1. Point-of-Operation: The area on a machine or item of equipment, where work is being done and material is positioned for processing by the machine.
  2. Power Transmission: Any mechanical parts which transmit energy and motion from a power source to the point-of-operation. Example: Gear and chain drives, cams, shafts, belt and pulley drives and rods. NOTE: Components which are (7) feet or less from the floor or working platform shall be guarded.
  3. Nip Points: In-Running Machine or equipment parts, which rotate towards each other, or where one part rotates toward stationery object.
  4. Shear points: The reciprocal (back and forth) movement of a mechanical part past a fixed point on a machine.

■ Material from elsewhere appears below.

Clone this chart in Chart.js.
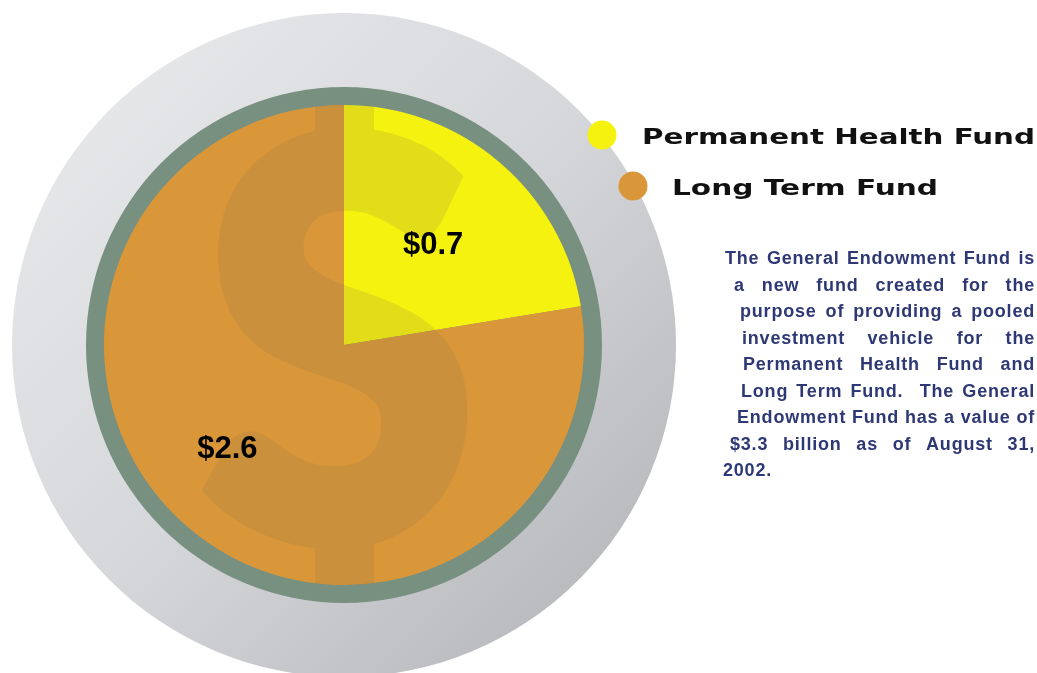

  5. Rotating Motions an exposed mechanism are dangerous unless guarded. Even a smooth, slowly rotating shaft or coupling can grasp clothing or hair upon contact with the skin and force an arm or hand into a dangerous position. Affixed or hinged guard enclosure protects against this exposure.
  6. Reciprocating: Reciprocating motions are produced by the back and fourth movements of certain machine or equipment parts. This motion is hazardous, when exposed, offering pinch or shear points to an Employee. A fixed enclosure such as a barrier guard is an effective method against this exposure.
  7. Transverse Motions: Transverse motions are hazardous due to straight line action and in-running nip points. Pinch and shear points also are created with exposed machinery and equipment parts operating between a fixed or other moving object. A fixed or hinged guard enclosure provides protection against this exposure.
  8. Cutting Actions: Cutting action results when rotating, reciprocating, or transverse motion is imparted to a tool so that material being removed is in the form of chips. Exposed points of operation must be guarded to protect the operator from contact with cutting hazards, being caught between the operating parts and from flying particles and sparks.
  9. Shearing Action: The danger of this type of action lies at the point of operation where materials are actually inserted, maintained and withdrawn. Guarding is accomplished through fixed barriers, interlocks, remote control placement (2 hand controls), feeding or ejection.

Machine Guarding Requirements:

  1. Guards shall be affixed to the machine where possible and secured.
  2. A guard shall not offer an accident hazard in itself.